Author
Dr Ankit Srivastava
Organisation/Institution
Rajiv Gandhi National University of Law
Country
INDIA
Panel
Competition Law
Title
Digital Competition in Asia: Regulatory Pluralism Beyond the Digital Markets Act
Abstract
The European Digital Markets Act (DMA) represents a landmark shift in digital competition regulation, introducing ex-ante obligations for designated gatekeepers to promote fairness and contestability. While DMA has significantly influenced global discourse, its rigid structure and contentious outcomes have drawn criticism even within Europe. This paper opposes wholesale regulatory replication of DMA in Asian jurisdictions. Instead, it elucidates the emergence of regulatory pluralism, characterised by increasing rejection of regulatory parallelism in favour of formulating context-sensitive frameworks tailored to local ecosystems, market realities, and socio-economic priorities.

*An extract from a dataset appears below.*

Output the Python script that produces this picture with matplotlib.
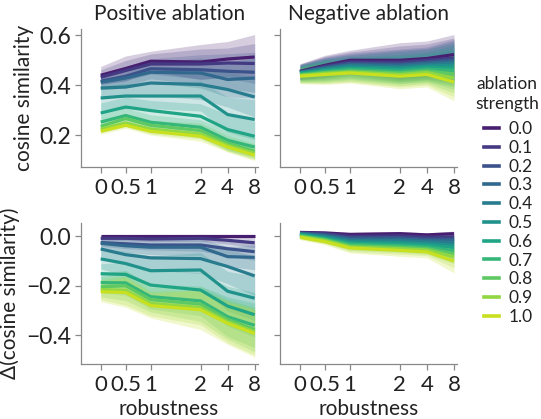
import numpy as np
import matplotlib
matplotlib.use("Agg")
import matplotlib.pyplot as plt
from matplotlib.lines import Line2D
from matplotlib.ticker import NullLocator, FixedLocator, FixedFormatter

plt.rcParams['font.family'] = ['Lato', 'DejaVu Sans']
plt.rcParams['text.color'] = '#222222'
plt.rcParams['axes.labelcolor'] = '#222222'
plt.rcParams['xtick.color'] = '#888888'
plt.rcParams['ytick.color'] = '#888888'
plt.rcParams['xtick.labelcolor'] = '#222222'
plt.rcParams['ytick.labelcolor'] = '#222222'

# ---------------- data ----------------
robustness = [0, 0.5, 1, 2, 4, 8]
robustness_labels = ["0", "0.5", "1", "2", "4", "8"]
strengths = [0.0, 0.1, 0.2, 0.3, 0.4, 0.5, 0.6, 0.7, 0.8, 0.9, 1.0]
strength_labels = ["0.0", "0.1", "0.2", "0.3", "0.4", "0.5", "0.6", "0.7", "0.8", "0.9", "1.0"]

# Positive ablation: cosine similarity (rows = strength, cols = robustness)
pos_cos = [
    [0.440, 0.467, 0.496, 0.493, 0.505, 0.513],
    [0.432, 0.459, 0.485, 0.485, 0.489, 0.487],
    [0.416, 0.436, 0.466, 0.462, 0.456, 0.452],
    [0.412, 0.429, 0.452, 0.449, 0.423, 0.429],
    [0.389, 0.393, 0.409, 0.403, 0.383, 0.353],
    [0.349, 0.357, 0.357, 0.357, 0.283, 0.263],
    [0.289, 0.313, 0.299, 0.276, 0.223, 0.196],
    [0.253, 0.279, 0.252, 0.232, 0.180, 0.153],
    [0.236, 0.267, 0.240, 0.219, 0.169, 0.136],
    [0.225, 0.249, 0.225, 0.205, 0.160, 0.128],
    [0.216, 0.240, 0.216, 0.196, 0.153, 0.120],
]
pos_cos_err = [
    [0.035, 0.050, 0.040, 0.070, 0.070, 0.090],
    [0.030, 0.040, 0.040, 0.060, 0.060, 0.080],
    [0.030, 0.040, 0.040, 0.060, 0.070, 0.080],
    [0.030, 0.040, 0.040, 0.060, 0.070, 0.080],
    [0.040, 0.040, 0.050, 0.060, 0.070, 0.080],
    [0.050, 0.050, 0.050, 0.060, 0.070, 0.080],
    [0.040, 0.040, 0.040, 0.050, 0.060, 0.060],
    [0.030, 0.030, 0.030, 0.030, 0.040, 0.040],
    [0.020, 0.020, 0.020, 0.030, 0.030, 0.030],
    [0.015, 0.015, 0.020, 0.020, 0.025, 0.025],
    [0.012, 0.012, 0.015, 0.020, 0.020, 0.022],
]

# Negative ablation: cosine similarity
neg_cos = [
    [0.456, 0.480, 0.500, 0.500, 0.507, 0.523],
    [0.455, 0.476, 0.493, 0.492, 0.500, 0.509],
    [0.453, 0.472, 0.488, 0.485, 0.493, 0.503],
    [0.452, 0.469, 0.483, 0.480, 0.488, 0.496],
    [0.451, 0.467, 0.479, 0.475, 0.483, 0.489],
    [0.449, 0.463, 0.473, 0.469, 0.477, 0.480],
    [0.447, 0.459, 0.468, 0.463, 0.471, 0.469],
    [0.444, 0.455, 0.463, 0.456, 0.464, 0.459],
    [0.441, 0.451, 0.457, 0.449, 0.457, 0.445],
    [0.439, 0.447, 0.453, 0.443, 0.451, 0.429],
    [0.436, 0.443, 0.449, 0.436, 0.443, 0.413],
]
neg_cos_err = [
    [0.030, 0.040, 0.040, 0.070, 0.070, 0.080],
    [0.030, 0.040, 0.040, 0.065, 0.065, 0.080],
    [0.030, 0.040, 0.040, 0.060, 0.060, 0.080],
    [0.030, 0.040, 0.040, 0.060, 0.060, 0.080],
    [0.030, 0.040, 0.040, 0.060, 0.060, 0.080],
    [0.030, 0.040, 0.040, 0.055, 0.055, 0.080],
    [0.030, 0.040, 0.040, 0.055, 0.055, 0.075],
    [0.030, 0.040, 0.040, 0.050, 0.050, 0.075],
    [0.030, 0.040, 0.040, 0.050, 0.050, 0.075],
    [0.030, 0.040, 0.040, 0.050, 0.050, 0.075],
    [0.030, 0.040, 0.040, 0.050, 0.050, 0.075],
]

# Positive ablation: delta cosine similarity
pos_delta = [
    [0.000, 0.000, 0.000, 0.000, 0.000, 0.000],
    [-0.008, -0.008, -0.011, -0.008, -0.016, -0.026],
    [-0.025, -0.030, -0.035, -0.035, -0.050, -0.062],
    [-0.028, -0.038, -0.044, -0.044, -0.082, -0.085],
    [-0.051, -0.074, -0.087, -0.090, -0.122, -0.160],
    [-0.091, -0.110, -0.139, -0.136, -0.222, -0.250],
    [-0.151, -0.154, -0.197, -0.217, -0.282, -0.317],
    [-0.187, -0.188, -0.244, -0.261, -0.325, -0.360],
    [-0.204, -0.200, -0.256, -0.274, -0.336, -0.377],
    [-0.215, -0.218, -0.271, -0.288, -0.345, -0.385],
    [-0.224, -0.227, -0.280, -0.297, -0.352, -0.393],
]
pos_delta_err = [
    [0.005, 0.005, 0.005, 0.008, 0.005, 0.005],
    [0.008, 0.010, 0.010, 0.012, 0.015, 0.020],
    [0.015, 0.020, 0.020, 0.025, 0.030, 0.035],
    [0.020, 0.025, 0.030, 0.035, 0.040, 0.050],
    [0.030, 0.040, 0.050, 0.060, 0.070, 0.080],
    [0.040, 0.050, 0.060, 0.070, 0.080, 0.090],
    [0.040, 0.050, 0.060, 0.070, 0.080, 0.090],
    [0.040, 0.050, 0.050, 0.060, 0.080, 0.090],
    [0.040, 0.060, 0.050, 0.070, 0.080, 0.090],
    [0.040, 0.060, 0.050, 0.070, 0.085, 0.095],
    [0.040, 0.060, 0.050, 0.080, 0.085, 0.095],
]

# Negative ablation: delta cosine similarity
neg_delta = [
    [0.016, 0.014, 0.008, 0.011, 0.006, 0.011],
    [0.015, 0.011, 0.000, 0.002, -0.003, -0.002],
    [0.013, 0.007, -0.006, -0.005, -0.011, -0.010],
    [0.012, 0.003, -0.011, -0.011, -0.016, -0.017],
    [0.011, 0.000, -0.016, -0.017, -0.022, -0.025],
    [0.009, -0.004, -0.022, -0.024, -0.029, -0.036],
    [0.007, -0.008, -0.027, -0.031, -0.036, -0.045],
    [0.004, -0.011, -0.032, -0.038, -0.043, -0.058],
    [0.001, -0.014, -0.038, -0.044, -0.050, -0.070],
    [-0.001, -0.017, -0.043, -0.050, -0.055, -0.083],
    [-0.004, -0.022, -0.047, -0.057, -0.063, -0.100],
]
neg_delta_err = [
    [0.005, 0.006, 0.008, 0.008, 0.008, 0.010],
    [0.006, 0.008, 0.010, 0.010, 0.010, 0.014],
    [0.006, 0.008, 0.010, 0.012, 0.012, 0.016],
    [0.007, 0.009, 0.012, 0.013, 0.014, 0.020],
    [0.007, 0.010, 0.013, 0.015, 0.016, 0.024],
    [0.008, 0.010, 0.014, 0.016, 0.018, 0.028],
    [0.008, 0.011, 0.015, 0.018, 0.019, 0.032],
    [0.009, 0.011, 0.016, 0.020, 0.020, 0.036],
    [0.009, 0.012, 0.018, 0.021, 0.022, 0.040],
    [0.010, 0.012, 0.019, 0.023, 0.023, 0.044],
    [0.010, 0.012, 0.020, 0.024, 0.024, 0.048],
]

# ---------------- figure ----------------
W, H = 541, 419
DPI = 100
fig = plt.figure(figsize=(W / DPI, H / DPI), dpi=DPI)

def frac(l, r, t, b):
    return [l / W, 1 - b / H, (r - l) / W, (b - t) / H]

ax_tl = fig.add_axes(frac(80.7, 257.5, 29, 167.3))
ax_tr = fig.add_axes(frac(280, 456.8, 29, 167.3))
ax_bl = fig.add_axes(frac(80.7, 257.5, 223, 363.7))
ax_br = fig.add_axes(frac(280, 456.8, 223, 363.7))

cmap = plt.get_cmap('viridis')
colors = [cmap(v) for v in np.linspace(0, 1, len(strengths) + 2)[1:-1]]

FS_YTICK = 16.5
FS_XTICK = 16
FS_LAB = 15
x = np.array(robustness, dtype=float)

def draw(ax, vals, errs):
    vals = np.array(vals)
    errs = np.array(errs)
    for i, c in enumerate(colors):
        ax.fill_between(x, vals[i] - errs[i], vals[i] + errs[i], color=c,
                        alpha=0.22, linewidth=0, zorder=1)
    for i, c in enumerate(colors):
        ax.plot(x, vals[i], color=c, linewidth=2.3, zorder=2,
                solid_capstyle='butt')
    ax.set_xscale('symlog', linthresh=2)
    ax.set_xlim(-0.4, 8.6)
    ax.xaxis.set_major_locator(FixedLocator(robustness))
    ax.xaxis.set_major_formatter(FixedFormatter(robustness_labels))
    ax.xaxis.set_minor_locator(NullLocator())
    for s in ['top', 'right']:
        ax.spines[s].set_visible(False)
    for s in ['left', 'bottom']:
        ax.spines[s].set_color('#888888')
        ax.spines[s].set_linewidth(0.9)
    ax.tick_params(axis='y', labelsize=FS_YTICK, length=4, width=0.9, pad=3)
    ax.tick_params(axis='x', labelsize=FS_XTICK, length=4, width=0.9, pad=4)

draw(ax_tl, pos_cos, pos_cos_err)
draw(ax_tr, neg_cos, neg_cos_err)
draw(ax_bl, pos_delta, pos_delta_err)
draw(ax_br, neg_delta, neg_delta_err)

for ax in (ax_tl, ax_tr):
    ax.set_ylim(0.072, 0.625)
    ax.set_yticks([0.2, 0.4, 0.6])
for ax in (ax_bl, ax_br):
    ax.set_ylim(-0.515, 0.054)
    ax.set_yticks([-0.4, -0.2, 0.0])
ax_tl.set_yticklabels(["0.2", "0.4", "0.6"])
ax_bl.set_yticklabels(["\u22120.4", "\u22120.2", "0.0"])
ax_tr.tick_params(axis='y', labelleft=False)
ax_br.tick_params(axis='y', labelleft=False)

ax_tl.set_title("Positive ablation", fontsize=FS_LAB, pad=6.5)
ax_tr.set_title("Negative ablation", fontsize=FS_LAB, pad=6.5)
ax_tl.set_ylabel("cosine similarity", fontsize=FS_LAB)
ax_bl.set_ylabel("\u0394(cosine similarity)", fontsize=FS_LAB)
ax_bl.set_xlabel("robustness", fontsize=FS_LAB, labelpad=3)
ax_br.set_xlabel("robustness", fontsize=FS_LAB, labelpad=3)
fig.align_ylabels([ax_tl, ax_bl])

fig.text(507 / W, 1 - 84 / H, "ablation", fontsize=12.5, ha='center', va='center')
fig.text(507 / W, 1 - 104 / H, "strength", fontsize=12.5, ha='center', va='center')

handles = [Line2D([0], [0], color=c, linewidth=2.6) for c in colors]
leg = fig.legend(handles, strength_labels,
                 loc='center left', bbox_to_anchor=(0.894, 1 - 223 / H),
                 frameon=False, fontsize=12.5,
                 handlelength=0.9, handletextpad=0.55, labelspacing=0.16,
                 borderaxespad=0.0, borderpad=0.0)

fig.savefig("out.png", dpi=DPI)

This pluralism is evident in India’s withdrawal of the DMA-inspired Digital Competition Bill in 2025, Japan’s targeted interoperability rules, Korea’s focus on algorithmic accountability and platform transparency, and Indonesia’s new MSME-centric approach. National efforts are complemented by regional networks such as ASEAN’s Experts Group on Competition, which fosters cooperation without homogeneity through its Competition Action Plan 2025, East Asia Forum on Competition Policy and UNCTAD/OECD, which facilitate shared legal knowledge and regional integration while respecting jurisdictional diversity. The impetus for this legal transfiguration is rooted in nuanced regional strategy for creation of resilient and self-sufficient digital market. This entails a dual commitment towards justice, addressing both market participants. For businesses, it secures economic justice by ensuring equitable market access. Concurrently, for consumers, it translates into protection against data-driven exploitation, which is not a meagre privacy violation but an anti-competitive practice. This paper argues that in order to create a sustainable digital economy and prevent exploitation by digital giants, Asian jurisdiction must expand their competition mandates to build a just and sustainable digital economy. Furthermore, it positions Asia not as a passive recipient but as a proactive architect of digital competition law, ensuring sustainable development, justice, and promoting regional integration through pluralistic legal knowledge.
Biography
Dr. Ankit Srivastava is currently an Assistant Professor of Law at Rajiv Gandhi National University of Law (RGNUL), Punjab, where he also serves as Co-Coordinator of the PhD programme and is a Member of the Network for Indian Competition Experts at the Competition Commission of India. He is also a visiting faculty at IIM Rohtak. He holds a PhD in Law from NLU Jodhpur, an LLM from NLU Delhi, and a BALLB from Symbiosis Law School, Noida. With eight years of teaching and research experience, Dr. Srivastava has previously worked at Amity University Lucknow, NLU Jodhpur, and DNLU Jabalpur. He has directed research projects funded by ICSSR (on Sukanya Samriddhi Yojana) and the Competition Commission of India (on competition assessment of the electricity sector). He is the Faculty Editor for the RGNUL Financial and Mercantile Law Review, RGNUL Student Law Review, and Editor of the DNLU Law Review. He is also an executive member of the Centre for Business Law and Taxation and the Centre for Consumer and Competition Law at RGNUL. With 25 papers published and 11 presented, Dr. Srivastava has delivered guest lectures at various government organizations and universities. His areas of interest include Competition Law, Corporate Law, Contract Law, Consumer Laws, and Research Methodology.